Todo aquel que no siguiera las líneas gubernamentales entraba en la llamada ‘zona gris’, la de la criminalización. Aquellas líneas las propuso el comisario de cultura Andréi Zhdánov en el Primer Congreso de Escritores de la Unión Soviética, en 1934.
El cónclave determinó que toda la literatura que se produjera en el territorio debía ser “claramente tendenciosa hacia las ideas del Partido, optimista, heroica, popular, y tenía el deber moral de extraer sus personajes de los hombres y mujeres del proletariado”.
Quien produjera cualquier otro tipo de filosofía, ensayo, novela o poesía estaba condenado no solo al ostracismo sino a la negación de sus derechos, la persecución, la cárcel, el destierro o la muerte.

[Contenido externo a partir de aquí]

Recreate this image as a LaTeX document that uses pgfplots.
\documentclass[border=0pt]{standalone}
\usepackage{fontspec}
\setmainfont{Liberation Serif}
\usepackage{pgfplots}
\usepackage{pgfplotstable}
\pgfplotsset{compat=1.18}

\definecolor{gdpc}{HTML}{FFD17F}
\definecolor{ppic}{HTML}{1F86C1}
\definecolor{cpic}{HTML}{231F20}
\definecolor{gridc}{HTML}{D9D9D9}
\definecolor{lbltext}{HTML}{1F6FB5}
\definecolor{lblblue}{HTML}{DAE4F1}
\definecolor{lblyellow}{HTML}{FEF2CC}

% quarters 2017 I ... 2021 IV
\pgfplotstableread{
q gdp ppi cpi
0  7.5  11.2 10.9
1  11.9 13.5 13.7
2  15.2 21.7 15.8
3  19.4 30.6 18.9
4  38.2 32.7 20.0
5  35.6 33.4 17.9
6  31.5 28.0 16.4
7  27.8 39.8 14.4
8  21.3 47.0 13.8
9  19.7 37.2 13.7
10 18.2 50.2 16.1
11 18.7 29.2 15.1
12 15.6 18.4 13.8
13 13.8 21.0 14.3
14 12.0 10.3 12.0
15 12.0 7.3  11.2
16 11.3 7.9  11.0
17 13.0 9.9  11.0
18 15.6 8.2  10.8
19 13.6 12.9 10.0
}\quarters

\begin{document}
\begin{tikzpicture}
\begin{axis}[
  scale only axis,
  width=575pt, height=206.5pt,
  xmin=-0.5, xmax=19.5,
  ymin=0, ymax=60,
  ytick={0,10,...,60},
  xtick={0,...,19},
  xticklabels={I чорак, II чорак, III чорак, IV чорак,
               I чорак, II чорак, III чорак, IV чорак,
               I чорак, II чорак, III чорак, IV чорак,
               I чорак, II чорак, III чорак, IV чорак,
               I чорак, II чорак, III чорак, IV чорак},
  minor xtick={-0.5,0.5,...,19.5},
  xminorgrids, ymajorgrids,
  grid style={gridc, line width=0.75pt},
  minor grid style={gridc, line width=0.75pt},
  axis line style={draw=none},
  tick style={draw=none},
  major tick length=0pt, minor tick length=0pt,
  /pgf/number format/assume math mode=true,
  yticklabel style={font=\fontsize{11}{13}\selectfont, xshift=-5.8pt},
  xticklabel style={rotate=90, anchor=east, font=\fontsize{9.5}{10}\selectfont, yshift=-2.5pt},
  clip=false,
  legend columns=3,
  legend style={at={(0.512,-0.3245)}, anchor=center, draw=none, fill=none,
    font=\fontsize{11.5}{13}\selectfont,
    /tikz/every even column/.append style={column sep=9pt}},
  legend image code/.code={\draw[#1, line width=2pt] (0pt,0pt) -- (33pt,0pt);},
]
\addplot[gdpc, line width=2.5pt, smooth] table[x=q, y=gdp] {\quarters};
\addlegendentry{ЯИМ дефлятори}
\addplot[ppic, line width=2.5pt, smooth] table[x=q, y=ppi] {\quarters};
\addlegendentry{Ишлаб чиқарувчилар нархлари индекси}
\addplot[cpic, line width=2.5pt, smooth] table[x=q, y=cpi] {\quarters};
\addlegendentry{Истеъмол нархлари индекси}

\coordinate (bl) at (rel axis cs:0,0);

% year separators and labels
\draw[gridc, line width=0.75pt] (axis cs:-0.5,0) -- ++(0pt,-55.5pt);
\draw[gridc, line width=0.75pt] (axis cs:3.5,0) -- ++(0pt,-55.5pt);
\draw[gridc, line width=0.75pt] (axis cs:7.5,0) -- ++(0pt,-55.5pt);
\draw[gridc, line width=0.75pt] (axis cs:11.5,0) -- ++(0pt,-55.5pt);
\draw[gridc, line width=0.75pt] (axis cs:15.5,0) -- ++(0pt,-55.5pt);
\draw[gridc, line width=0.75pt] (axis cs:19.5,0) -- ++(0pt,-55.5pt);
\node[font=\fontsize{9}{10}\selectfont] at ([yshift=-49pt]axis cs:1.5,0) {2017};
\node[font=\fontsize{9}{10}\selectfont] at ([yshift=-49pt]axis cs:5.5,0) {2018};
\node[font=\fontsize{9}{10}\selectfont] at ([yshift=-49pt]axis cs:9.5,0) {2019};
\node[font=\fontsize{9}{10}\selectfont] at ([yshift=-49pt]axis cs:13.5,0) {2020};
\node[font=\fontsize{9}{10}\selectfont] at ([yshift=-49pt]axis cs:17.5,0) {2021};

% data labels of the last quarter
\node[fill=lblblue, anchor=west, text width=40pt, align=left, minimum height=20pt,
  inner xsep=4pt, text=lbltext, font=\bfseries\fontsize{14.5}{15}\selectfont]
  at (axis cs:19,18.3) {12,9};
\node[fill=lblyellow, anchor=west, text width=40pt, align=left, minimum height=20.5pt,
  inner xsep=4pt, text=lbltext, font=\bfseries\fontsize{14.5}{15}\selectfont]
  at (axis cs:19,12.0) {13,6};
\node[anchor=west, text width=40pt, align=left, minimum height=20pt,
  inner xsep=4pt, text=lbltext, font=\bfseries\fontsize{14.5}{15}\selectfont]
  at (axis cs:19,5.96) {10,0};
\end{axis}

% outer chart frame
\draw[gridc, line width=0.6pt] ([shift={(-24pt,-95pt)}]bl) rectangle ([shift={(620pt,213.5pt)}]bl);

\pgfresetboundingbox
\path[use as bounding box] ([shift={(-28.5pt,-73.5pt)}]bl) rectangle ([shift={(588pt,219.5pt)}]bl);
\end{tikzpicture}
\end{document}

Aquel que no quisiera entrar en ese mundo de oscuridades y negaciones debía escribir bajo los principios del realismo socialista, en el cual “la veracidad y la concreción histórica debían combinarse con el cambio ideológico y la reeducación de los ciudadanos en el espíritu de la revolución”.
El Estado y su aparato de vigilancia social otorgaban a cualquier ciudadano la facultad de denunciar a todo aquel que estuviera involucrado con “literaturas destructivas o burguesas”.

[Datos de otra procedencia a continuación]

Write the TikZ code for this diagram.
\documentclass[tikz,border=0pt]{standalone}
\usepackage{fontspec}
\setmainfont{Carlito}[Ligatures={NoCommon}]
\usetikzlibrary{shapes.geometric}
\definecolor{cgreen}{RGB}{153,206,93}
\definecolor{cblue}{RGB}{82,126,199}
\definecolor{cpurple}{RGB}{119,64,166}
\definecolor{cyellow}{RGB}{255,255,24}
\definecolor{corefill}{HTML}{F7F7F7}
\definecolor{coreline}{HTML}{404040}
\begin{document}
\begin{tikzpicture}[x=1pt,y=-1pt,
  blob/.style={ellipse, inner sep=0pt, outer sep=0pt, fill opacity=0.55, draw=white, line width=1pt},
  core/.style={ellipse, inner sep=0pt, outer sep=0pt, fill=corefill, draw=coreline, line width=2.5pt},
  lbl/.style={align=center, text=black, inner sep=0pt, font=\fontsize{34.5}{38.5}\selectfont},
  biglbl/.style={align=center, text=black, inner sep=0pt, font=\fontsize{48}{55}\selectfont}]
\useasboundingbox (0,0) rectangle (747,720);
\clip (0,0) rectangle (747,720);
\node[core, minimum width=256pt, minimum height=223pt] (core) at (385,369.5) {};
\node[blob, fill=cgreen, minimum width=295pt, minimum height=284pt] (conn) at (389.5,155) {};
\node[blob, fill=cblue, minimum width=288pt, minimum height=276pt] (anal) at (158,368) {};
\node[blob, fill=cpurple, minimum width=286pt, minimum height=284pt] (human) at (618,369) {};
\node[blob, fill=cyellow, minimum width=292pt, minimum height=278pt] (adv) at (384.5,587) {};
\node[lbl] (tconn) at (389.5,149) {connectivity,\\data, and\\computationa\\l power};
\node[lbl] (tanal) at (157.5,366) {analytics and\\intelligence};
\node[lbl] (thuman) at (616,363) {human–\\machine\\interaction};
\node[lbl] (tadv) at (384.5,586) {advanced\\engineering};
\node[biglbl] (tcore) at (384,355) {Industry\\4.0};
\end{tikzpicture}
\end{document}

La acusación formal era “expresar en sus escritos una mezquina preocupación por la vida, los asuntos individuales y los sentimientos privados”. Esa grave falta se llamaba, en ruso, ‘meshchanstvo’.
La culpa recaía también sobre quienes duplicaban manuscritos o los entregaban a otra persona. Todo ciudadano que transportaba o leía la reproducción de un texto revisionista, antipatriótico o procapitalista se convertía en traidor.
Por décadas, la censura gubernamental derivó en terribles actos de silenciamiento y acoso contra cualquier ciudadano que discrepara con el régimen.
Tras muchos años de sombras se derrumbó estrepitosamente el estalinismo y sus propios sucesores (Nikita Krushev, en especial) revelaron los horrendos crímenes y atentados a la libertad cometidos por el nefasto régimen.
Dos intelectuales fueron el símbolo de la caída: Alexander Solzhenitsin -quien ocultaba sus escritos en una botella de vidrio escondida en el jardín y fue perseguido y desterrado por Stalin- ganó el Premio Nobel de Literatura.
Alexander Fadéiev, secretario general de la Unión de Escritores y arquetipo del intelectual fanático, no resistió la idea de haber sido una herramienta inconsciente del prontuario de terror que sembró su caudillo y se suicidó.
Quienes lo conocieron recordaban una frase que él solía repetir con fervor: “Solo amo a una persona en el mundo: Stalin”.